Pneumonia
- Bronchopneumonia
- Pleurobronchopneumonia
- Friedländer's bacillus
- Haemophilus influenzae
- Eaton's agent
Nature
The disease may be caused by a virus, by fungi, or by one of hundreds of strains of bacteria. Pneumonia is a major cause for hospitalization and death.
Background
Many different types of bacteria may cause pneumonia, but the two most common are Streptococcus pneumoniae and Staphylococcus aureus.
Incidence
Anyone from any age group can be affected with pneumonia, but young children and senior citizens over 65 years old are most susceptible to this infection. Pneumonia is known as the single largest infectious cause of death in children worldwide, with many cases coming out of South Asia and sub-Saharan Africa. Statistics from November 2015 by the World Health Organization (WHO) showed that around 922,000 children died in 2015 because of pneumonia. This infection is said to account for 15 percent of all deaths among children under 5 years old.
These rates resulted in pneumonia being addressed as the eighth leading cause of death in the U.S., tied with influenza; also aggravating meningitis and bacteraemia (blood infections). Flu and pneumonia are connected; many deaths from pneumonia are the result of flu exhausting the immune system, thereby allowing opportunistic pneumonia to take hold.
Roughly 1 million Americans are hospitalized annually because of it, according to 2015 statistics presented by the American Thoracic Society. It is the most common reason why American children are admitted to hospitals, while for adults, it’s one of the two main causes of hospitalization, apart from childbirth.
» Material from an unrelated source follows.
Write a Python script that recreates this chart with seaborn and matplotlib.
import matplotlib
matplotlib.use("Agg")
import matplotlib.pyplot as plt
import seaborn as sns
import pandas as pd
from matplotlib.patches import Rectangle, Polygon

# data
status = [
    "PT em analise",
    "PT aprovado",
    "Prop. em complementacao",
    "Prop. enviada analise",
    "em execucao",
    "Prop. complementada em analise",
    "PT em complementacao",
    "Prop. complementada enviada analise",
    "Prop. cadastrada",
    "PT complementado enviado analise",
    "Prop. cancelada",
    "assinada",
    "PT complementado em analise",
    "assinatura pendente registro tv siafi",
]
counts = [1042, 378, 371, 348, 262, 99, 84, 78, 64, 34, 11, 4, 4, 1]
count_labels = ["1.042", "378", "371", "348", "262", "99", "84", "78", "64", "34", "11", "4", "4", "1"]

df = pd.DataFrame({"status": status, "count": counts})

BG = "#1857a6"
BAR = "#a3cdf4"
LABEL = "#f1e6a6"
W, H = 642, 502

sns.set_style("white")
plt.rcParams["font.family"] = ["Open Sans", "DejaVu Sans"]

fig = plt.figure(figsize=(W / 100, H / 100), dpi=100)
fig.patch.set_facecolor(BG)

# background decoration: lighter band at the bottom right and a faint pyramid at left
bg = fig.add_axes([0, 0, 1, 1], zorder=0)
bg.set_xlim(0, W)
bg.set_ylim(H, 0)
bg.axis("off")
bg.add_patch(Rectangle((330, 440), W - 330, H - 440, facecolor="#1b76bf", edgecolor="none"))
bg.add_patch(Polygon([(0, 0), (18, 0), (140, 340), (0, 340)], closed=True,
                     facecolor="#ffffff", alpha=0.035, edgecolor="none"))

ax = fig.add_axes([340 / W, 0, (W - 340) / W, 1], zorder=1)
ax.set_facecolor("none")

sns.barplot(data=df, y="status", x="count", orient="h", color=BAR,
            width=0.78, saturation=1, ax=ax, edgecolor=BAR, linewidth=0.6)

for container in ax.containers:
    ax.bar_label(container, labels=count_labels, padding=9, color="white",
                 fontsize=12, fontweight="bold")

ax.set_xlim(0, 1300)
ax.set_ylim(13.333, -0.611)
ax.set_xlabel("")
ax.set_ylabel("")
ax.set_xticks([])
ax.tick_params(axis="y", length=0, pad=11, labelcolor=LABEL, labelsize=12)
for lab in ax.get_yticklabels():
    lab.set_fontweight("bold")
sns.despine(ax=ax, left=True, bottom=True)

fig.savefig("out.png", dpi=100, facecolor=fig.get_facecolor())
Pneumonia is the eighth leading cause of death in the USA. Between 47,000 and 63,000 people in the US die from pneumonia each year and this data has not changed since the advent of antibiotics. For example, in 2013 the U.S Centers for Disease Control and Prevention (CDC) recorded 53,282 deaths due to pneumonia; there were 228 deaths among children under 5 years old and 45,345 deaths were reported among elderly people aged 65 and up. Again, according to the CDC, there were 32 deaths among those aged 18-65 from flu reported in a single week in the US in 2015, versus 667 from pneumonia; among those older than 65, there were 77 deaths from the flu and 2,752 from pneumonia.